● **EXERCISE GOAL**
Images are not part of the copy; transcribe all the data exactly.

● **GIVEN MATERIAL**

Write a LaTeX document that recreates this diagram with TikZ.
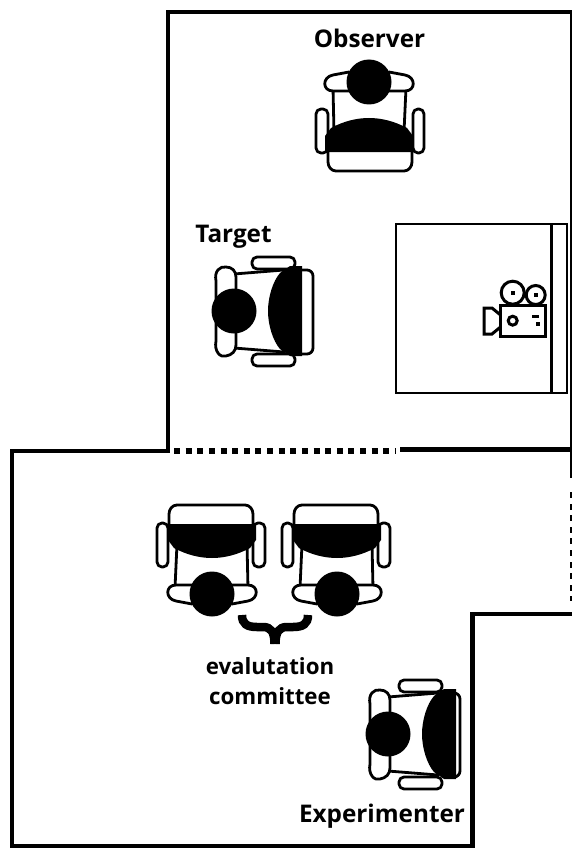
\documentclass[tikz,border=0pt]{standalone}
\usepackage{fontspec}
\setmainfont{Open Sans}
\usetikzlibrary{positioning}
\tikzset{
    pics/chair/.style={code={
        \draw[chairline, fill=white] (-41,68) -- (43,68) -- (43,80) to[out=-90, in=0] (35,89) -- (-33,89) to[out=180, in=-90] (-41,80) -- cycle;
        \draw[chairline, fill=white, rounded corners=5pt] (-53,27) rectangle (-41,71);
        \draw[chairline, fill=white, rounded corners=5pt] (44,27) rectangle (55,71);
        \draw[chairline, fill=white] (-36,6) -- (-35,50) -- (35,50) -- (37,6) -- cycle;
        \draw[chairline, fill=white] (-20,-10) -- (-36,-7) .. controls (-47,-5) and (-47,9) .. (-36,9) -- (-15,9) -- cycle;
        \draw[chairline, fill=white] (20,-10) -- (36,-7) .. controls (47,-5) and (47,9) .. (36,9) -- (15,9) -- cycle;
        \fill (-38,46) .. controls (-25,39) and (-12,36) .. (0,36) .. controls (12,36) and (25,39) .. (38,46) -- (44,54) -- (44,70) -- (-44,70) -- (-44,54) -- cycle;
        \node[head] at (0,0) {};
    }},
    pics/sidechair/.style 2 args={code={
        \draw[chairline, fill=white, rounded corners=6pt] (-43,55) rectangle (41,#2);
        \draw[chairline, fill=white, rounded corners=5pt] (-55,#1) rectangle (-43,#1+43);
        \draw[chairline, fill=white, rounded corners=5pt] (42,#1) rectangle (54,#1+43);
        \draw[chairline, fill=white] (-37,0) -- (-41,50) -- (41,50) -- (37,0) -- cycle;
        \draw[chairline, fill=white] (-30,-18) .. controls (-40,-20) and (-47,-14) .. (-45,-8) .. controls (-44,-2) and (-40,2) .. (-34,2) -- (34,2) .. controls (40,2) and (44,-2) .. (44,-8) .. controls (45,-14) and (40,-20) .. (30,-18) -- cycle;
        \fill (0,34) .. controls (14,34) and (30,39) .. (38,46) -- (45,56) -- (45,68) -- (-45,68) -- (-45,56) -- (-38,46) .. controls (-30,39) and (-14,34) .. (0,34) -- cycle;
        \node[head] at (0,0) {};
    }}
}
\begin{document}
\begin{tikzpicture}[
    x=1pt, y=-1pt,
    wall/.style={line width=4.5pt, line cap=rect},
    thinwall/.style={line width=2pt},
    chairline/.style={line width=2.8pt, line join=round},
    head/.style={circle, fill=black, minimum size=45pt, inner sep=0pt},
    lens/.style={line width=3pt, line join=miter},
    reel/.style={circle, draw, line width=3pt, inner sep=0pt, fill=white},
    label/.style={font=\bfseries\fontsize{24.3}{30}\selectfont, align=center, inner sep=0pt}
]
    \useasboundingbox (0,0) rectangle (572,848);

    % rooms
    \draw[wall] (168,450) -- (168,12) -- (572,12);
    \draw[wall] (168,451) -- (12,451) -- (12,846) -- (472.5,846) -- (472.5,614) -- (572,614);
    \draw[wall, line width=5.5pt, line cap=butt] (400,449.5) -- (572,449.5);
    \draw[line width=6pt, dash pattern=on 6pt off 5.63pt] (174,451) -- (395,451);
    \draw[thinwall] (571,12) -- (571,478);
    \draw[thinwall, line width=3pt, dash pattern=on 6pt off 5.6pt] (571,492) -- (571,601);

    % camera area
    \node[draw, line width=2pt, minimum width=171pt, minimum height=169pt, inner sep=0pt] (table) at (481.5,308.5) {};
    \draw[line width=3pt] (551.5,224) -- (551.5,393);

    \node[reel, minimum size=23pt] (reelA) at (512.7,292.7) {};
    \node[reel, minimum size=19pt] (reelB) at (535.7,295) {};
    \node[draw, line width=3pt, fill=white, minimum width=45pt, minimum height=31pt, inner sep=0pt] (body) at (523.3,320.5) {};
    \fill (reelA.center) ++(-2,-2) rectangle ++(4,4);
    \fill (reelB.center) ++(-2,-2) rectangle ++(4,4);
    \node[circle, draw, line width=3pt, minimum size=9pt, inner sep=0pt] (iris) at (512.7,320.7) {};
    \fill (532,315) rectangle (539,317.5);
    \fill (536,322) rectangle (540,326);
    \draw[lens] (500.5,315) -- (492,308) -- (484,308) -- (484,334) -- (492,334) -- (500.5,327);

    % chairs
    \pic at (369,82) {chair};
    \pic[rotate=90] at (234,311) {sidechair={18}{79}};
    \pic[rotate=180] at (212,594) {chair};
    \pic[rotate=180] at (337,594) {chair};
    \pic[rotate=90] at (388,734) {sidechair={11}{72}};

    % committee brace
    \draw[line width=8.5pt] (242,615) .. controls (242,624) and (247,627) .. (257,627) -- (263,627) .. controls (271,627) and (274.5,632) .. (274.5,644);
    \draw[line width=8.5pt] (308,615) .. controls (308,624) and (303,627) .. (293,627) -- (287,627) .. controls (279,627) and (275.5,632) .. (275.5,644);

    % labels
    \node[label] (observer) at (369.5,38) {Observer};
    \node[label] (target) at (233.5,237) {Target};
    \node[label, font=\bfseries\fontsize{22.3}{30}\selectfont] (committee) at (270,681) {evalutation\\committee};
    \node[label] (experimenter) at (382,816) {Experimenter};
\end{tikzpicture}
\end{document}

● **SOLUTION FOR THIS EXERCISE**
Write a LaTeX document that recreates this diagram with TikZ.
\documentclass[tikz,border=0pt]{standalone}
\usepackage{fontspec}
\setmainfont{Open Sans}
\usetikzlibrary{positioning}
\tikzset{
    pics/chair/.style={code={
        \draw[chairline, fill=white] (-41,68) -- (43,68) -- (43,80) to[out=-90, in=0] (35,89) -- (-33,89) to[out=180, in=-90] (-41,80) -- cycle;
        \draw[chairline, fill=white, rounded corners=5pt] (-53,27) rectangle (-41,71);
        \draw[chairline, fill=white, rounded corners=5pt] (44,27) rectangle (55,71);
        \draw[chairline, fill=white] (-36,6) -- (-35,50) -- (35,50) -- (37,6) -- cycle;
        \draw[chairline, fill=white] (-20,-10) -- (-36,-7) .. controls (-47,-5) and (-47,9) .. (-36,9) -- (-15,9) -- cycle;
        \draw[chairline, fill=white] (20,-10) -- (36,-7) .. controls (47,-5) and (47,9) .. (36,9) -- (15,9) -- cycle;
        \fill (-38,46) .. controls (-25,39) and (-12,36) .. (0,36) .. controls (12,36) and (25,39) .. (38,46) -- (44,54) -- (44,70) -- (-44,70) -- (-44,54) -- cycle;
        \node[head] at (0,0) {};
    }},
    pics/sidechair/.style 2 args={code={
        \draw[chairline, fill=white, rounded corners=6pt] (-43,55) rectangle (41,#2);
        \draw[chairline, fill=white, rounded corners=5pt] (-55,#1) rectangle (-43,#1+43);
        \draw[chairline, fill=white, rounded corners=5pt] (42,#1) rectangle (54,#1+43);
        \draw[chairline, fill=white] (-37,0) -- (-41,50) -- (41,50) -- (37,0) -- cycle;
        \draw[chairline, fill=white] (-30,-18) .. controls (-40,-20) and (-47,-14) .. (-45,-8) .. controls (-44,-2) and (-40,2) .. (-34,2) -- (34,2) .. controls (40,2) and (44,-2) .. (44,-8) .. controls (45,-14) and (40,-20) .. (30,-18) -- cycle;
        \fill (0,34) .. controls (14,34) and (30,39) .. (38,46) -- (45,56) -- (45,68) -- (-45,68) -- (-45,56) -- (-38,46) .. controls (-30,39) and (-14,34) .. (0,34) -- cycle;
        \node[head] at (0,0) {};
    }}
}
\begin{document}
\begin{tikzpicture}[
    x=1pt, y=-1pt,
    wall/.style={line width=4.5pt, line cap=rect},
    thinwall/.style={line width=2pt},
    chairline/.style={line width=2.8pt, line join=round},
    head/.style={circle, fill=black, minimum size=45pt, inner sep=0pt},
    lens/.style={line width=3pt, line join=miter},
    reel/.style={circle, draw, line width=3pt, inner sep=0pt, fill=white},
    label/.style={font=\bfseries\fontsize{24.3}{30}\selectfont, align=center, inner sep=0pt}
]
    \useasboundingbox (0,0) rectangle (572,848);

    % rooms
    \draw[wall] (168,450) -- (168,12) -- (572,12);
    \draw[wall] (168,451) -- (12,451) -- (12,846) -- (472.5,846) -- (472.5,614) -- (572,614);
    \draw[wall, line width=5.5pt, line cap=butt] (400,449.5) -- (572,449.5);
    \draw[line width=6pt, dash pattern=on 6pt off 5.63pt] (174,451) -- (395,451);
    \draw[thinwall] (571,12) -- (571,478);
    \draw[thinwall, line width=3pt, dash pattern=on 6pt off 5.6pt] (571,492) -- (571,601);

    % camera area
    \node[draw, line width=2pt, minimum width=171pt, minimum height=169pt, inner sep=0pt] (table) at (481.5,308.5) {};
    \draw[line width=3pt] (551.5,224) -- (551.5,393);

    \node[reel, minimum size=23pt] (reelA) at (512.7,292.7) {};
    \node[reel, minimum size=19pt] (reelB) at (535.7,295) {};
    \node[draw, line width=3pt, fill=white, minimum width=45pt, minimum height=31pt, inner sep=0pt] (body) at (523.3,320.5) {};
    \fill (reelA.center) ++(-2,-2) rectangle ++(4,4);
    \fill (reelB.center) ++(-2,-2) rectangle ++(4,4);
    \node[circle, draw, line width=3pt, minimum size=9pt, inner sep=0pt] (iris) at (512.7,320.7) {};
    \fill (532,315) rectangle (539,317.5);
    \fill (536,322) rectangle (540,326);
    \draw[lens] (500.5,315) -- (492,308) -- (484,308) -- (484,334) -- (492,334) -- (500.5,327);

    % chairs
    \pic at (369,82) {chair};
    \pic[rotate=90] at (234,311) {sidechair={18}{79}};
    \pic[rotate=180] at (212,594) {chair};
    \pic[rotate=180] at (337,594) {chair};
    \pic[rotate=90] at (388,734) {sidechair={11}{72}};

    % committee brace
    \draw[line width=8.5pt] (242,615) .. controls (242,624) and (247,627) .. (257,627) -- (263,627) .. controls (271,627) and (274.5,632) .. (274.5,644);
    \draw[line width=8.5pt] (308,615) .. controls (308,624) and (303,627) .. (293,627) -- (287,627) .. controls (279,627) and (275.5,632) .. (275.5,644);

    % labels
    \node[label] (observer) at (369.5,38) {Observer};
    \node[label] (target) at (233.5,237) {Target};
    \node[label, font=\bfseries\fontsize{22.3}{30}\selectfont] (committee) at (270,681) {evalutation\\committee};
    \node[label] (experimenter) at (382,816) {Experimenter};
\end{tikzpicture}
\end{document}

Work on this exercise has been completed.